■ Your task
Give back each entry unchanged, minus pictures.

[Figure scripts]
• • • • •

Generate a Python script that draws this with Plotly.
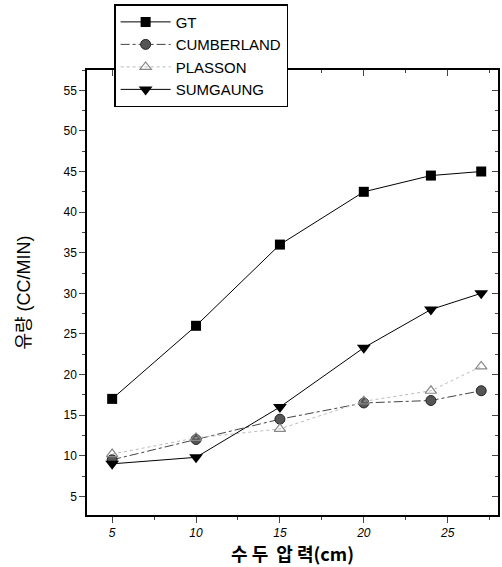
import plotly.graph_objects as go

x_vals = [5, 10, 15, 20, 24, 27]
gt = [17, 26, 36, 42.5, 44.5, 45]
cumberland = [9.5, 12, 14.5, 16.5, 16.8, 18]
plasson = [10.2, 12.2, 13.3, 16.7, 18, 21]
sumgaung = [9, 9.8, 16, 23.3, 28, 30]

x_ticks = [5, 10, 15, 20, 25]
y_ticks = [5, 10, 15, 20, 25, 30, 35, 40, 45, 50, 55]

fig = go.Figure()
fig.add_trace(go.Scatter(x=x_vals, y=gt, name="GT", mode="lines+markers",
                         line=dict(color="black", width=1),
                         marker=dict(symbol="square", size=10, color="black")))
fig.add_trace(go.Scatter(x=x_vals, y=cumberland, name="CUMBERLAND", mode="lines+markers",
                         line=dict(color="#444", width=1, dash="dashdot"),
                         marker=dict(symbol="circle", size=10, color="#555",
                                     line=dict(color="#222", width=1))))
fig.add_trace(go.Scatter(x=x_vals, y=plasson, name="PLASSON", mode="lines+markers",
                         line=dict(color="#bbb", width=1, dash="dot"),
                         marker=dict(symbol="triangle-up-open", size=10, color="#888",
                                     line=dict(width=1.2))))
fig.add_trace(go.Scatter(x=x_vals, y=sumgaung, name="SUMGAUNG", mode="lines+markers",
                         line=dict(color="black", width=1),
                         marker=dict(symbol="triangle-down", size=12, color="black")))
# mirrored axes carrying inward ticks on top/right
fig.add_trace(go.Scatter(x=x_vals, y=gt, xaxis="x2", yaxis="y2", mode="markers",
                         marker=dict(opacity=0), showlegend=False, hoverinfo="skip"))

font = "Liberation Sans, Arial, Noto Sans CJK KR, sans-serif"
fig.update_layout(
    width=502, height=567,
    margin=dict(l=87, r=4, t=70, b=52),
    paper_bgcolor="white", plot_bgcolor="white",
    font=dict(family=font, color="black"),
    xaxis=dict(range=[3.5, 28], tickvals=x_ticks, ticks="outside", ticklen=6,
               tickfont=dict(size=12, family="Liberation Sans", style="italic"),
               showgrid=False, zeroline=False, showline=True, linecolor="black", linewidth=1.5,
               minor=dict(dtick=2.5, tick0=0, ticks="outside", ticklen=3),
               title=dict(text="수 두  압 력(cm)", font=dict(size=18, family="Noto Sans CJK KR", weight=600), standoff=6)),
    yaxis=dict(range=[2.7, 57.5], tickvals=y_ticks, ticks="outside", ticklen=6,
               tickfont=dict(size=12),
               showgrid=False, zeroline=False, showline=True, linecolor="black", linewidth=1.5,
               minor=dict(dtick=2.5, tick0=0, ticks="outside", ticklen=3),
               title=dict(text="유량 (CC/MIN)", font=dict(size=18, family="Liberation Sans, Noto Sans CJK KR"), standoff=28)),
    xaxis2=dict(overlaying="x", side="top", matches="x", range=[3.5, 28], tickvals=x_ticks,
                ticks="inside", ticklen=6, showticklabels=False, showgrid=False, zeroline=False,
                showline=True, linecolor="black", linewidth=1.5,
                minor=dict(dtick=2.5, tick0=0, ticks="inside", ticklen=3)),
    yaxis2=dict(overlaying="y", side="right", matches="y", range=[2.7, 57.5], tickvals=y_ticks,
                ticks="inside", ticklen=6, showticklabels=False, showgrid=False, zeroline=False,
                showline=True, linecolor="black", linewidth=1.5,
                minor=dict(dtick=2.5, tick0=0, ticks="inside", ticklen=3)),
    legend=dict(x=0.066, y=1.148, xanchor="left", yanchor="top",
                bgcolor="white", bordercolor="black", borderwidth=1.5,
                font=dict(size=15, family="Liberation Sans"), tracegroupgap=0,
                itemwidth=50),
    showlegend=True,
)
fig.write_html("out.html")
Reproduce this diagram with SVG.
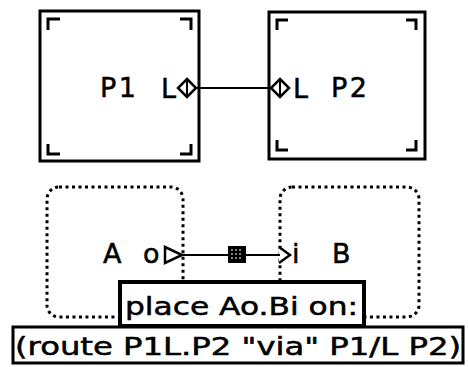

• • • • •

■ Answer
Generate a Python script that draws this with Plotly.
import plotly.graph_objects as go

x_vals = [5, 10, 15, 20, 24, 27]
gt = [17, 26, 36, 42.5, 44.5, 45]
cumberland = [9.5, 12, 14.5, 16.5, 16.8, 18]
plasson = [10.2, 12.2, 13.3, 16.7, 18, 21]
sumgaung = [9, 9.8, 16, 23.3, 28, 30]

x_ticks = [5, 10, 15, 20, 25]
y_ticks = [5, 10, 15, 20, 25, 30, 35, 40, 45, 50, 55]

fig = go.Figure()
fig.add_trace(go.Scatter(x=x_vals, y=gt, name="GT", mode="lines+markers",
                         line=dict(color="black", width=1),
                         marker=dict(symbol="square", size=10, color="black")))
fig.add_trace(go.Scatter(x=x_vals, y=cumberland, name="CUMBERLAND", mode="lines+markers",
                         line=dict(color="#444", width=1, dash="dashdot"),
                         marker=dict(symbol="circle", size=10, color="#555",
                                     line=dict(color="#222", width=1))))
fig.add_trace(go.Scatter(x=x_vals, y=plasson, name="PLASSON", mode="lines+markers",
                         line=dict(color="#bbb", width=1, dash="dot"),
                         marker=dict(symbol="triangle-up-open", size=10, color="#888",
                                     line=dict(width=1.2))))
fig.add_trace(go.Scatter(x=x_vals, y=sumgaung, name="SUMGAUNG", mode="lines+markers",
                         line=dict(color="black", width=1),
                         marker=dict(symbol="triangle-down", size=12, color="black")))
# mirrored axes carrying inward ticks on top/right
fig.add_trace(go.Scatter(x=x_vals, y=gt, xaxis="x2", yaxis="y2", mode="markers",
                         marker=dict(opacity=0), showlegend=False, hoverinfo="skip"))

font = "Liberation Sans, Arial, Noto Sans CJK KR, sans-serif"
fig.update_layout(
    width=502, height=567,
    margin=dict(l=87, r=4, t=70, b=52),
    paper_bgcolor="white", plot_bgcolor="white",
    font=dict(family=font, color="black"),
    xaxis=dict(range=[3.5, 28], tickvals=x_ticks, ticks="outside", ticklen=6,
               tickfont=dict(size=12, family="Liberation Sans", style="italic"),
               showgrid=False, zeroline=False, showline=True, linecolor="black", linewidth=1.5,
               minor=dict(dtick=2.5, tick0=0, ticks="outside", ticklen=3),
               title=dict(text="수 두  압 력(cm)", font=dict(size=18, family="Noto Sans CJK KR", weight=600), standoff=6)),
    yaxis=dict(range=[2.7, 57.5], tickvals=y_ticks, ticks="outside", ticklen=6,
               tickfont=dict(size=12),
               showgrid=False, zeroline=False, showline=True, linecolor="black", linewidth=1.5,
               minor=dict(dtick=2.5, tick0=0, ticks="outside", ticklen=3),
               title=dict(text="유량 (CC/MIN)", font=dict(size=18, family="Liberation Sans, Noto Sans CJK KR"), standoff=28)),
    xaxis2=dict(overlaying="x", side="top", matches="x", range=[3.5, 28], tickvals=x_ticks,
                ticks="inside", ticklen=6, showticklabels=False, showgrid=False, zeroline=False,
                showline=True, linecolor="black", linewidth=1.5,
                minor=dict(dtick=2.5, tick0=0, ticks="inside", ticklen=3)),
    yaxis2=dict(overlaying="y", side="right", matches="y", range=[2.7, 57.5], tickvals=y_ticks,
                ticks="inside", ticklen=6, showticklabels=False, showgrid=False, zeroline=False,
                showline=True, linecolor="black", linewidth=1.5,
                minor=dict(dtick=2.5, tick0=0, ticks="inside", ticklen=3)),
    legend=dict(x=0.066, y=1.148, xanchor="left", yanchor="top",
                bgcolor="white", bordercolor="black", borderwidth=1.5,
                font=dict(size=15, family="Liberation Sans"), tracegroupgap=0,
                itemwidth=50),
    showlegend=True,
)
fig.write_html("out.html")
Reproduce this diagram with SVG.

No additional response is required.